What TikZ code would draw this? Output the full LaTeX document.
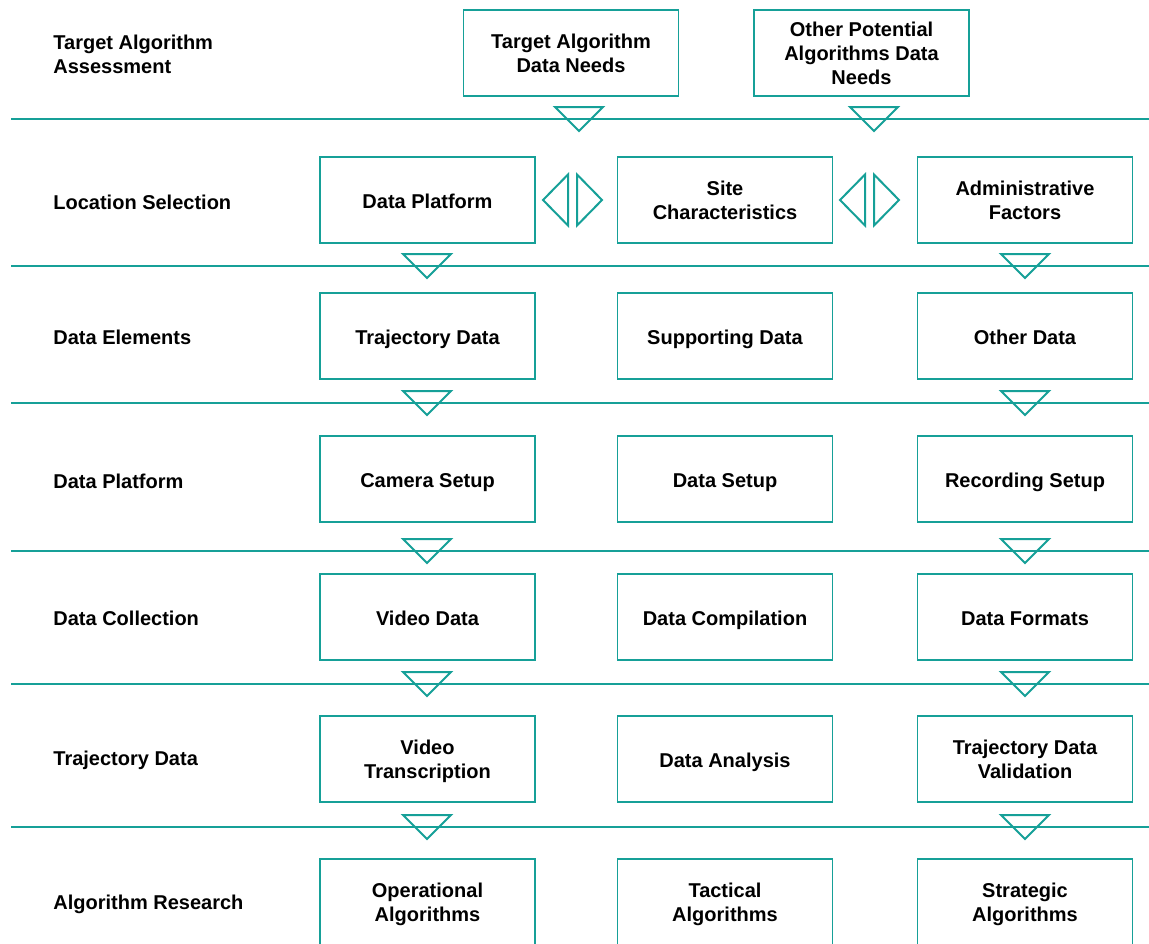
\documentclass[tikz,border=0pt]{standalone}
\usepackage{fontspec}
\setmainfont{Liberation Sans}
\usepackage{tikz}
\usetikzlibrary{positioning}
\usepackage{xcolor}
\definecolor{Teal}{HTML}{16A098}

\begin{document}
\begin{tikzpicture}[x=0.5pt,y=-0.5pt,
  every node/.style={font=\fontsize{10}{12}\selectfont\bfseries,align=center,inner sep=0pt},
  stage/.style={anchor=west,align=left},
  box/.style={draw=Teal,line width=0.75pt,fill=white,
    minimum width=107.5pt,minimum height=43pt,text depth=0pt,
    execute at begin node={\rule{0pt}{8.5pt}}},
  rule/.style={draw=Teal,line width=1pt},
  tri/.style={draw=Teal,line width=1pt,line join=miter},
  downmark/.pic={\draw[tri] (-24,-12) -- (24,-12) -- (0,12) -- cycle;},
  pairmark/.pic={
    \draw[tri] (-4.5,-25.5) -- (-4.5,25.5) -- (-29.5,0) -- cycle;
    \draw[tri] (4.5,-25.5) -- (4.5,25.5) -- (29.5,0) -- cycle;}]
  \clip (0,0) rectangle (1149,943);
  \fill[white] (0,0) rectangle (1149,943);

  % row separators
  \foreach \y in {119,266,403,551,684,827}
    \draw[rule] (11,\y) -- (1149,\y);

  % stage names
  \node[stage] (s0) at (53,54) {Target Algorithm\\Assessment};
  \node[stage] (s1) at (53,202) {Location Selection};
  \node[stage] (s2) at (53,337) {Data Elements};
  \node[stage] (s3) at (53,481) {Data Platform};
  \node[stage] (s4) at (53,618) {Data Collection};
  \node[stage] (s5) at (53,760) {Trajectory Data};
  \node[stage] (s6) at (53,904) {Algorithm Research};

  % assessment
  \node[box] (target) at (571,53) {Target Algorithm\\Data Needs};
  \node[box] (other) at (861.5,53) {Other Potential\\Algorithms Data\\Needs};

  % location selection
  \node[box] (platform) at (427.5,200) {Data Platform};
  \node[box] (site) at (725,200) {Site\\Characteristics};
  \node[box] (admin) at (1025,200) {Administrative\\Factors};

  % data elements
  \node[box] (traj) at (427.5,336) {Trajectory Data};
  \node[box] (support) at (725,336) {Supporting Data};
  \node[box] (otherdata) at (1025,336) {Other Data};

  % data platform
  \node[box] (camera) at (427.5,479) {Camera Setup};
  \node[box] (setup) at (725,479) {Data Setup};
  \node[box] (record) at (1025,479) {Recording Setup};

  % data collection
  \node[box] (video) at (427.5,617) {Video Data};
  \node[box] (compile) at (725,617) {Data Compilation};
  \node[box] (formats) at (1025,617) {Data Formats};

  % trajectory data
  \node[box] (transcr) at (427.5,759) {Video\\Transcription};
  \node[box] (analysis) at (725,759) {Data Analysis};
  \node[box] (valid) at (1025,759) {Trajectory Data\\Validation};

  % algorithm research
  \node[box] (oper) at (427.5,902) {Operational\\Algorithms};
  \node[box] (tact) at (725,902) {Tactical\\Algorithms};
  \node[box] (strat) at (1025,902) {Strategic\\Algorithms};

  % flow marks
  \pic at (579,119) {downmark};
  \pic at (874,119) {downmark};
  \foreach \y in {266,403,551,684,827} {
    \pic at (427,\y) {downmark};
    \pic at (1025,\y) {downmark};
  }
  \pic at (572.5,200) {pairmark};
  \pic at (869.5,200) {pairmark};
\end{tikzpicture}
\end{document}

++++++++++++++++++++

WHAT YOU HAVE TO DO:
Pictures stay out. Repeat only the lines from the beginning of the data through the line that has "(s6) at (53,904)".

THE SOLUTION:
What TikZ code would draw this? Output the full LaTeX document.
\documentclass[tikz,border=0pt]{standalone}
\usepackage{fontspec}
\setmainfont{Liberation Sans}
\usepackage{tikz}
\usetikzlibrary{positioning}
\usepackage{xcolor}
\definecolor{Teal}{HTML}{16A098}

\begin{document}
\begin{tikzpicture}[x=0.5pt,y=-0.5pt,
  every node/.style={font=\fontsize{10}{12}\selectfont\bfseries,align=center,inner sep=0pt},
  stage/.style={anchor=west,align=left},
  box/.style={draw=Teal,line width=0.75pt,fill=white,
    minimum width=107.5pt,minimum height=43pt,text depth=0pt,
    execute at begin node={\rule{0pt}{8.5pt}}},
  rule/.style={draw=Teal,line width=1pt},
  tri/.style={draw=Teal,line width=1pt,line join=miter},
  downmark/.pic={\draw[tri] (-24,-12) -- (24,-12) -- (0,12) -- cycle;},
  pairmark/.pic={
    \draw[tri] (-4.5,-25.5) -- (-4.5,25.5) -- (-29.5,0) -- cycle;
    \draw[tri] (4.5,-25.5) -- (4.5,25.5) -- (29.5,0) -- cycle;}]
  \clip (0,0) rectangle (1149,943);
  \fill[white] (0,0) rectangle (1149,943);

  % row separators
  \foreach \y in {119,266,403,551,684,827}
    \draw[rule] (11,\y) -- (1149,\y);

  % stage names
  \node[stage] (s0) at (53,54) {Target Algorithm\\Assessment};
  \node[stage] (s1) at (53,202) {Location Selection};
  \node[stage] (s2) at (53,337) {Data Elements};
  \node[stage] (s3) at (53,481) {Data Platform};
  \node[stage] (s4) at (53,618) {Data Collection};
  \node[stage] (s5) at (53,760) {Trajectory Data};
  \node[stage] (s6) at (53,904) {Algorithm Research};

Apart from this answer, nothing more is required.